Men who commit domestic violence may be suffering a form of panic attack that they direct against their partners, according to one of Britain's most respected experts in the field of domestic abuse.
Dr Elizabeth Gilchrist will launch a five-year, £1 million research project later this year to attempt to prove her initial research findings, which indicate that acts of domestic violence are a defence response to undetected panic attacks.
'I am very clear that there is no excuse for domestic violence,' said Gilchrist, a forensic psychologist at Coventry University who has worked with domestic violence offenders for 16 years. 'This is about looking for effective ways of intervention to make women and children safer.
'I'm aware that our findings could initially look controversial, but the failure of current treatment programmes to stop perpetrators re-offending is evidence enough that we need to look at the issue with fresh eyes.'
Gilchrist's findings have been criticised by campaigners against domestic violence, who fear they will be used by offenders to absolve them of responsibility for their crime.
'This is exactly the sort of dangerous claim that is used by both offenders and victims of abuse to shift responsibility for the crime away from the perpetrator,' said Linda Regan of the Child and Women Abuse Studies Unit at London Metropolitan University. 'If this is true, then why don't the perpetrators hit their bosses and friends as well? Why is it only their partners who get attacked?'
Recent research on jailed offenders in America has found that those committing domestic violence experience sensations, immediately before and during an act of violence, similar to those felt by people having panic attacks.
The research, carried out by Dr David George at the National Institute on Alcohol Abuse and Alcoholism, also showed that the brain mechanisms of offenders that are activated during defensive aggression are similar to those triggered during a panic attack.

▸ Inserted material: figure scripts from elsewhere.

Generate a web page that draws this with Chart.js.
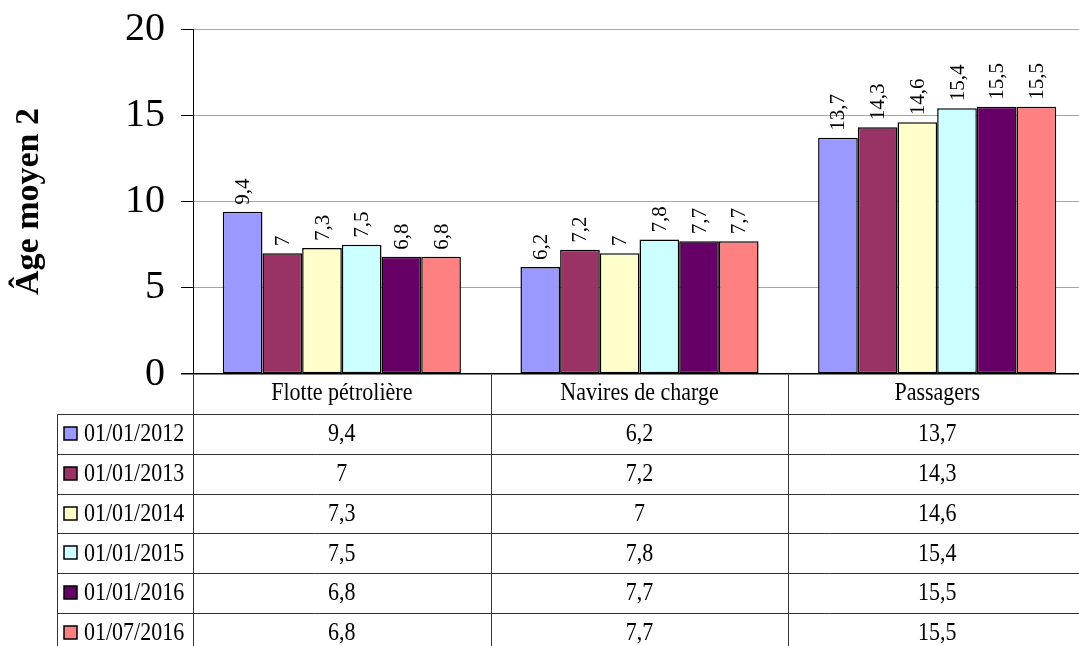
<!DOCTYPE html>
<html lang="fr">
<head>
<meta charset="utf-8">
<script src="https://cdn.jsdelivr.net/npm/chart.js@4.4.1/dist/chart.umd.min.js"></script>
<style>
  html, body { margin: 0; padding: 0; background: #fff; overflow: hidden; }
  #wrap { width: 1086px; height: 646px; }
</style>
</head>
<body>
<div id="wrap"><canvas id="graphe" width="1086" height="646"></canvas></div>
<script>
/* Âge moyen de la flotte, par type de navire et par date */

const CATEGORIES = ["Flotte pétrolière", "Navires de charge", "Passagers"];
const DATES = ["01/01/2012", "01/01/2013", "01/01/2014", "01/01/2015", "01/01/2016", "01/07/2016"];
const AGE_2012 = [9.4, 6.2, 13.7];
const AGE_2013 = [7, 7.2, 14.3];
const AGE_2014 = [7.3, 7, 14.6];
const AGE_2015 = [7.5, 7.8, 15.4];
const AGE_2016 = [6.8, 7.7, 15.5];
const AGE_2016_07 = [6.8, 7.7, 15.5];
const Y_TICKS = [0, 5, 10, 15, 20];

const SERIES = [AGE_2012, AGE_2013, AGE_2014, AGE_2015, AGE_2016, AGE_2016_07];
const COULEURS = ["#9999FF", "#993366", "#FFFFCC", "#CCFFFF", "#660066", "#FF8080"];
const POLICE = "'Liberation Serif', 'Times New Roman', serif";

const fmt = v => String(v).replace(".", ",");

// étiquettes verticales au-dessus des barres
const etiquettes = {
  id: "etiquettes",
  afterDatasetsDraw(chart) {
    const ctx = chart.ctx;
    ctx.save();
    ctx.fillStyle = "#000";
    ctx.font = `21px ${POLICE}`;
    ctx.textAlign = "left";
    ctx.textBaseline = "middle";
    chart.data.datasets.forEach((ds, i) => {
      chart.getDatasetMeta(i).data.forEach((bar, j) => {
        ctx.save();
        ctx.translate(bar.x, bar.y - 7);
        ctx.rotate(-Math.PI / 2);
        ctx.fillText(fmt(ds.data[j]), 0, 1);
        ctx.restore();
      });
    });
    ctx.restore();
  },
};

// table de données sous le graphique (style Excel)
const tableDonnees = {
  id: "tableDonnees",
  afterDraw(chart) {
    const ctx = chart.ctx;
    const { left, right, bottom } = chart.chartArea;
    const larg = (right - left) / CATEGORIES.length;
    const hautCat = 40;
    const hautLigne = 39.8;
    const xTable = 57;
    const yTable = bottom + hautCat;
    const yFin = chart.height;

    ctx.save();
    ctx.strokeStyle = "#333";
    ctx.lineWidth = 1;
    const trait = (x1, y1, x2, y2) => {
      ctx.beginPath();
      ctx.moveTo(Math.round(x1) + 0.5, Math.round(y1) + 0.5);
      ctx.lineTo(Math.round(x2) + 0.5, Math.round(y2) + 0.5);
      ctx.stroke();
    };

    // verticales
    trait(left, bottom, left, yFin);
    for (let c = 1; c <= CATEGORIES.length; c++) trait(left + c * larg, bottom, left + c * larg, yFin);
    trait(xTable, yTable, xTable, yFin);
    // horizontales
    for (let r = 0; r < DATES.length; r++) trait(xTable, yTable + r * hautLigne, right, yTable + r * hautLigne);

    // texte légèrement étiré en hauteur comme dans l'original
    const texte = (t, x, y) => {
      ctx.save();
      ctx.translate(x, y);
      ctx.scale(1, 1.1);
      ctx.fillText(t, 0, 0);
      ctx.restore();
    };

    ctx.fillStyle = "#000";
    ctx.font = `22px ${POLICE}`;
    ctx.textBaseline = "middle";
    ctx.textAlign = "center";
    CATEGORIES.forEach((c, j) => texte(c, left + (j + 0.5) * larg, bottom + hautCat / 2));

    DATES.forEach((d, r) => {
      const yc = yTable + (r + 0.5) * hautLigne;
      ctx.fillStyle = COULEURS[r];
      ctx.fillRect(64, Math.round(yc - 7), 13, 13);
      ctx.strokeStyle = "#000";
      ctx.lineWidth = 1.5;
      ctx.strokeRect(64, Math.round(yc - 7), 13, 13);
      ctx.fillStyle = "#000";
      ctx.textAlign = "left";
      texte(d, 84, yc + 1);
      ctx.textAlign = "center";
      SERIES[r].forEach((v, j) => texte(fmt(v), left + (j + 0.5) * larg, yc + 1));
    });
    ctx.restore();
  },
};

new Chart(document.getElementById("graphe"), {
  type: "bar",
  data: {
    labels: CATEGORIES,
    datasets: SERIES.map((s, i) => ({
      label: DATES[i],
      data: s,
      backgroundColor: COULEURS[i],
      borderColor: "#000",
      borderWidth: 1.5,
      borderSkipped: false,
      barPercentage: 1,
      categoryPercentage: 0.8,
    })),
  },
  options: {
    responsive: false,
    animation: false,
    layout: { padding: { top: 29, bottom: 272, left: 0, right: 0 } },
    plugins: { legend: { display: false }, tooltip: { enabled: false } },
    scales: {
      x: { display: false },
      y: {
        min: 0,
        max: 20,
        afterBuildTicks: axis => { axis.ticks = Y_TICKS.map(v => ({ value: v })); },
        afterFit: axis => {
          axis.width = 193;
          axis.paddingTop = 0;
          axis.paddingBottom = 0;
        },
        ticks: { color: "#000", padding: 16, font: { family: POLICE, size: 40 } },
        grid: {
          color: c => (c.tick && c.tick.value === 0 ? "#000" : "#a6a6a6"),
          lineWidth: c => (c.tick && c.tick.value === 0 ? 1.5 : 1),
          tickLength: 12,
          tickColor: "#000",
        },
        border: { color: "#000", width: 1 },
        title: {
          display: true,
          text: "Âge moyen 2",
          color: "#000",
          padding: { top: 9, bottom: 0 },
          font: { family: POLICE, size: 34, weight: "bold" },
        },
      },
    },
  },
  plugins: [etiquettes, tableDonnees],
});
</script>
</body>
</html>
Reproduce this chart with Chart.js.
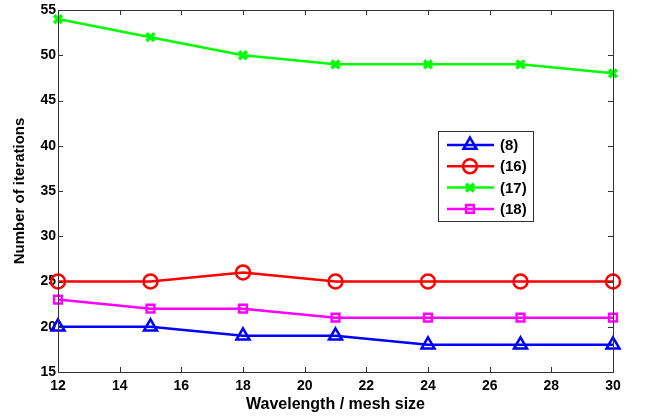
<!DOCTYPE html>
<html>
<head>
<meta charset="utf-8">
<script src="https://cdn.jsdelivr.net/npm/chart.js@4"></script>
<style>
  html, body { margin: 0; padding: 0; background: #fff; }
  #wrap { width: 646px; height: 418px; }
</style>
</head>
<body>
<div id="wrap"><canvas id="myChart"></canvas></div>
<script>
// Wellenlänge / Gitterweite
var wavelength = [12, 15, 18, 21, 24, 27, 30];

// Iterationen je Verfahren
var iter8 = [20, 20, 19, 19, 18, 18, 18];
var iter16 = [25, 25, 26, 25, 25, 25, 25];
var iter17 = [54, 52, 50, 49, 49, 49, 48];
var iter18 = [23, 22, 22, 21, 21, 21, 21];

var seriesNames = ['(8)', '(16)', '(17)', '(18)'];
var seriesColors = ['#0000ff', '#ff0000', '#00ff00', '#ff00ff'];
var seriesMarkers = ['triangle', 'circle', 'crossRot', 'rect'];
var markerSizes = [7.5, 7, 5.5, 5.5];

var font = "'Liberation Sans', Arial, sans-serif";

function toPoints(values) {
    return wavelength.map(function (x, i) { return { x: x, y: values[i] }; });
}

var allSeries = [iter8, iter16, iter17, iter18];
var datasets = allSeries.map(function (values, i) {
    return {
        label: seriesNames[i],
        data: toPoints(values),
        borderColor: seriesColors[i],
        backgroundColor: 'rgba(0,0,0,0)',
        borderWidth: 2.5,
        pointStyle: seriesMarkers[i],
        pointRadius: markerSizes[i],
        pointBorderWidth: i === 2 ? 3.5 : 2.5,
        pointBorderColor: seriesColors[i],
        pointBackgroundColor: 'rgba(0,0,0,0)',
        tension: 0,
        clip: false
    };
});

// Rahmen, Ticks nach innen, Legende im Plot
var boxPlugin = {
    id: 'boxPlugin',
    afterDatasetsDraw: function (chart) {
        var ctx = chart.ctx;
        var a = chart.chartArea;
        var xs = chart.scales.x, ys = chart.scales.y;
        ctx.save();
        ctx.strokeStyle = '#333';
        ctx.lineWidth = 1;
        ctx.strokeRect(a.left + 0.5, a.top + 0.5, a.right - a.left, a.bottom - a.top);
        ctx.beginPath();
        xs.ticks.forEach(function (t) {
            var px = Math.round(xs.getPixelForValue(t.value)) + 0.5;
            ctx.moveTo(px, a.bottom); ctx.lineTo(px, a.bottom - 5);
            ctx.moveTo(px, a.top); ctx.lineTo(px, a.top + 5);
        });
        ys.ticks.forEach(function (t) {
            var py = Math.round(ys.getPixelForValue(t.value)) + 0.5;
            ctx.moveTo(a.left, py); ctx.lineTo(a.left + 5, py);
            ctx.moveTo(a.right, py); ctx.lineTo(a.right - 5, py);
        });
        ctx.stroke();

        // Legende
        var lx = 438, ly = 131, lw = 95, lh = 90;
        ctx.fillStyle = '#fff';
        ctx.fillRect(lx, ly, lw, lh);
        ctx.strokeStyle = '#333';
        ctx.lineWidth = 1;
        ctx.strokeRect(lx + 0.5, ly + 0.5, lw, lh);
        ctx.font = 'bold 15px ' + font;
        ctx.textBaseline = 'middle';
        chart.data.datasets.forEach(function (ds, i) {
            var y = ly + 14 + i * 21.3;
            ctx.strokeStyle = ds.borderColor;
            ctx.lineWidth = 2.5;
            ctx.beginPath();
            ctx.moveTo(lx + 9, y); ctx.lineTo(lx + 56, y);
            ctx.stroke();
            ctx.fillStyle = 'rgba(0,0,0,0)';
            ctx.lineWidth = ds.pointBorderWidth;
            Chart.helpers.drawPoint(ctx, {
                pointStyle: ds.pointStyle,
                radius: ds.pointRadius,
                rotation: 0,
                borderWidth: ds.pointBorderWidth
            }, lx + 32, y);
            ctx.fillStyle = '#000';
            ctx.fillText(ds.label, lx + 62, y + 1);
        });
        ctx.restore();
    }
};

var ctx = document.getElementById('myChart').getContext('2d');
var myChart = new Chart(ctx, {
    type: 'line',
    data: { datasets: datasets },
    options: {
        responsive: true,
        maintainAspectRatio: false,
        animation: false,
        layout: { padding: { top: 0, right: 33, left: 0, bottom: 0 } },
        plugins: { legend: { display: false }, tooltip: { enabled: false } },
        scales: {
            x: {
                type: 'linear',
                min: 12,
                max: 30,
                ticks: {
                    stepSize: 2,
                    color: '#000',
                    padding: 6,
                    maxRotation: 0,
                    font: { family: font, size: 14, weight: 'bold' }
                },
                grid: { display: false, drawTicks: false },
                border: { display: false },
                title: {
                    display: true,
                    text: 'Wavelength / mesh size',
                    color: '#000',
                    padding: { top: 0, bottom: 4 },
                    font: { family: font, size: 16, weight: 'bold' }
                },
                afterFit: function (scale) { scale.height = 46; }
            },
            y: {
                min: 15,
                max: 55,
                ticks: {
                    stepSize: 5,
                    color: '#000',
                    padding: 2,
                    font: { family: font, size: 14, weight: 'bold', lineHeight: 1.1 }
                },
                grid: { display: false, drawTicks: false },
                border: { display: false },
                title: {
                    display: true,
                    text: 'Number of iterations',
                    color: '#000',
                    padding: { top: 11, bottom: 0 },
                    font: { family: font, size: 15, weight: 'bold' }
                },
                afterFit: function (scale) { scale.width = 58; }
            }
        }
    },
    plugins: [boxPlugin]
});
</script>
</body>
</html>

Both Gilchrist and the co-author of her study, Dr Ian Mitchell, a neuropsychologist at the University of Birmingham, believe offenders have one of two psychological profiles. Seventy-five per cent register as antisocial narcissists, who attack women in order to exert power. Others are borderline dysphoric, who abuse their partners in an unplanned, spontaneous and reactive manner.
'We need to have a full and frank discussion about domestic violence if we are ever going to have a chance of stopping it,' said Gilchrist. 'Of course, these men need to have a distorted view of women for a panic attack to result in physical aggression, but that doesn't mean there isn't some further reason why their panic sparks such an extreme response.'
The study, which will focus on 500 imprisoned offenders, will first determine whether there is a subgroup of domestic violence perpetrators who are particularly susceptible to panic attacks. If so, Gilchrist and Mitchell will investigate whether there is a form of medical intervention that could suppress the likelihood of a panic attack triggering an aggressive reaction.
Mitchell warns, however, that any treatment will be difficult to administer because panic responses are notoriously difficult to suppress and because, over time, they become more extreme, so any treatment would need to be continually adjusted.